SAN FRANCISCO — A team of European and American mathematicians and cryptographers have discovered an unexpected weakness in the encryption system widely used worldwide for online shopping, banking, e-mail and other Internet services intended to remain private and secure.
The flaw — which involves a small but measurable number of cases — has to do with the way the system generates random numbers, which are used to make it practically impossible for an attacker to unscramble digital messages. While it can affect the transactions of individual Internet users, there is nothing an individual can do about it. The operators of large Web sites will need to make changes to ensure the security of their systems, the researchers said. […]
The system requires that a user first create and publish the product of two large prime numbers, in addition to another number, to generate a public “key.” The original numbers are kept secret. To encrypt a message, a second person employs a formula that contains the public number. In practice, only someone with knowledge of the original prime numbers can decode that message.
For the system to provide security, however, it is essential that the secret prime numbers be generated randomly. The researchers discovered that in a small but significant number of cases, the random number generation system failed to work correctly.

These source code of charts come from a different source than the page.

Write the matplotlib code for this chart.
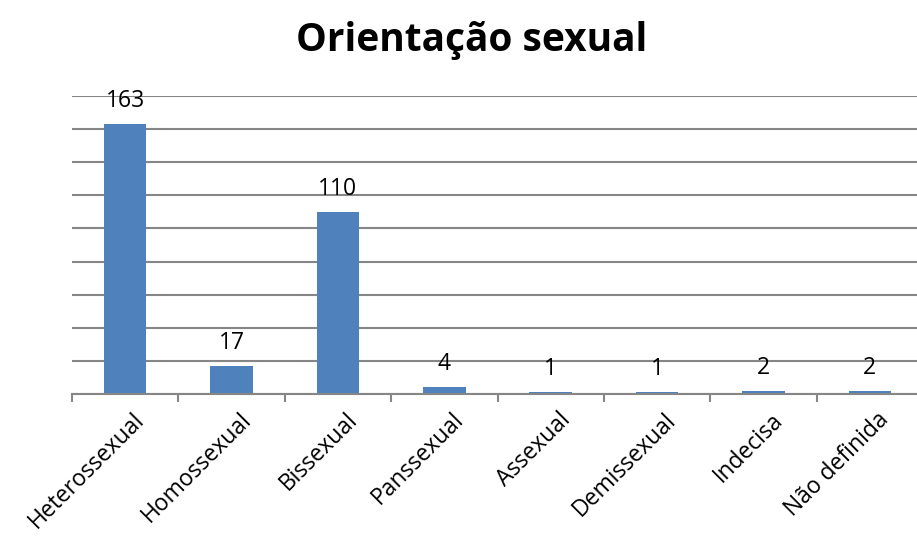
import matplotlib
matplotlib.use("Agg")
import matplotlib.pyplot as plt
import numpy as np

categories = ["Heterossexual", "Homossexual", "Bissexual", "Panssexual",
              "Assexual", "Demissexual", "Indecisa", "Não definida"]
values = [163, 17, 110, 4, 1, 1, 2, 2]

W, H = 917, 537
fig = plt.figure(figsize=(W / 100, H / 100), dpi=100)
left, right, bottom_px, top_px = 72, 923, 394, 96
ax = fig.add_axes([left / W, 1 - bottom_px / H, (right - left) / W, (bottom_px - top_px) / H])

x = np.arange(len(categories))
ax.bar(x, values, width=0.4, color="#4F81BD", zorder=3)
ax.set_xlim(-0.5, len(categories) - 0.5)
ax.set_ylim(0, 180)
ax.set_yticks(np.arange(0, 181, 20))
ax.yaxis.grid(True, color="#868686", linewidth=1.5)
ax.tick_params(axis="y", left=False, labelleft=False)
for s in ["top", "right", "left"]:
    ax.spines[s].set_visible(False)
ax.spines["bottom"].set_color("#868686")
ax.spines["bottom"].set_linewidth(1.5)
ax.spines["bottom"].set_zorder(4)

font = "Open Sans"
ax.set_xticks(x + 0.07)
ax.set_xticklabels(categories, rotation=45, ha="right", va="top",
                   rotation_mode="anchor", fontsize=16.5, family=font)
ax.tick_params(axis="x", which="major", length=0, pad=10)
ax.set_xticks(np.arange(-0.5, len(categories), 1), minor=True)
ax.tick_params(axis="x", which="minor", length=6, width=1.5, color="#868686")

for xi, v in zip(x, values):
    ax.annotate(str(v), (xi, v), xytext=(0, 8), textcoords="offset points",
                ha="center", va="bottom", fontsize=16.5, family=font)

fig.text(472 / W, 1 - 40 / H, "Orientação sexual", ha="center", va="center",
         fontsize=28, fontweight="bold", family=font)

fig.savefig("out.png", dpi=100)
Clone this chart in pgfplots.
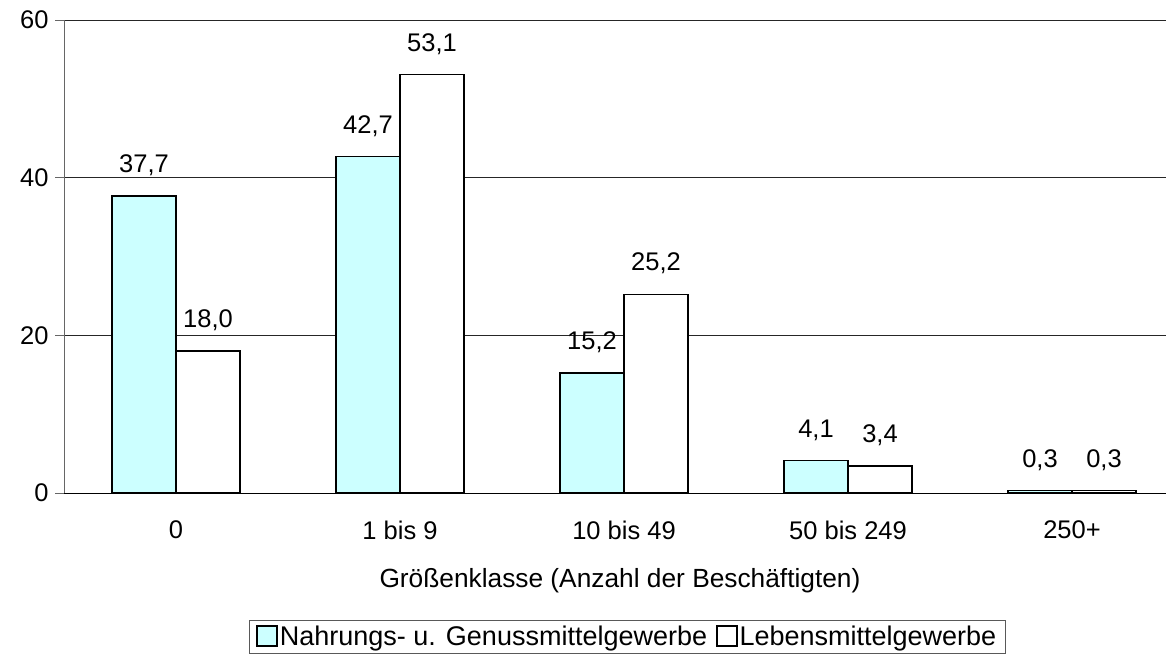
\documentclass[border=0pt]{standalone}
\usepackage{pgfplots}
\pgfplotsset{compat=1.18}
\usepackage{fontspec}
\setmainfont{Liberation Sans}
\definecolor{cyanbar}{HTML}{CCFFFF}
\newcommand{\chartfont}{\fontsize{25.5}{30}\selectfont}
\begin{document}
\begin{tikzpicture}
\useasboundingbox (0pt,0pt) rectangle (1166pt,658pt);
\clip (0pt,0pt) rectangle (1166pt,658pt);
\begin{axis}[
  at={(64pt,165pt)}, anchor=south west,
  scale only axis, width=1120pt, height=473pt,
  xmin=-0.5, xmax=4.5, ymin=0, ymax=60,
  ybar, ybar=0pt, bar width=64pt,
  axis x line*=bottom, axis y line*=left,
  y axis line style={draw=gray!80!black, line width=0.8pt, -},
  x axis line style={draw=black, line width=0.8pt, -},
  ytick={0,20,40,60},
  ymajorgrids, grid style={draw=black!85, line width=0.8pt},
  xtick={0,1,2,3,4},
  xticklabels={0,1 bis 9,10 bis 49,50 bis 249,250+},
  extra x ticks={-0.5,0.5,1.5,2.5,3.5,4.5},
  extra x tick labels={},
  extra x tick style={major tick length=9pt, tick style={draw=gray!80!black, line width=0.8pt}, tick align=outside, grid=none},
  major x tick style={draw=none},
  major tick length=9pt,
  y tick style={draw=gray!80!black, line width=0.8pt},
  tick align=outside,
  ticklabel style={font=\chartfont},
  yticklabel style={anchor=east, xshift=-3pt},
  xticklabel style={yshift=-15pt},
  /pgf/number format/assume math mode=true,
  xlabel={Größenklasse (Anzahl der Beschäftigten)},
  xlabel style={font=\fontsize{26.3}{31}\selectfont, at={(axis description cs:0.4964,-0.186)}, anchor=center},
  nodes near coords,
  nodes near coords style={font=\chartfont, /pgf/number format/fixed, /pgf/number format/fixed zerofill, /pgf/number format/precision=1, /pgf/number format/use comma, /pgf/number format/assume math mode=true, yshift=16pt},
  legend columns=2,
  legend style={at={(axis description cs:0.1652,-0.2685)}, anchor=north west, draw=gray!70!black, line width=0.8pt,
    font=\fontsize{27}{32}\selectfont, inner xsep=7pt, inner ysep=4pt,
    nodes={inner xsep=2pt, inner ysep=2pt},
    /tikz/column 2/.style={column sep=7pt}},
  legend image code/.code={\draw[#1, line width=1.5pt] (0pt,-9pt) rectangle (20pt,11pt);},
  clip=false,
]
\addplot[fill=cyanbar, draw=black, line width=1.5pt] coordinates {(0,37.7) (1,42.7) (2,15.2) (3,4.1) (4,0.3)};
\addplot[fill=white, draw=black, line width=1.5pt] coordinates {(0,18.0) (1,53.1) (2,25.2) (3,3.4) (4,0.3)};
\legend{Nahrungs- u. Genussmittelgewerbe, Lebensmittelgewerbe\hspace{4pt}}
\end{axis}
\end{tikzpicture}
\end{document}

The importance in ensuring that encryption systems do not have undetected flaws cannot be overstated. The modern world’s online commerce system rests entirely on the secrecy afforded by the public key cryptographic infrastructure.
The researchers described their work in a paper that the authors have submitted for publication at a cryptography conference to be held in Santa Barbara, Calif., in August. They made their findings public Tuesday because they believe the issue is of immediate concern to the operators of Web servers that rely on the public key cryptography system. […]
[The researchers] also stated that if they had been able to discover the flaw, it was also possible that it had been previously uncovered, perhaps by organizations or individuals with malicious intent: “The lack of sophistication of our methods and findings make it hard for us to believe that what we have presented is new, in particular to agencies and parties that are known for their curiosity in such matters,” they wrote.
While they said that the publication of results that potentially undermine the security of encryption keys was inappropriate unless the parties were notified first, the researchers noted that the way they discovered the flaw made identifying potentially vulnerable parties a challenge. […]
The researchers whimsically titled their paper “Ron Was Wrong, Whit Is Right,” a reference to two pioneers in public key cryptography, Ron Rivest and Whitfield Diffie.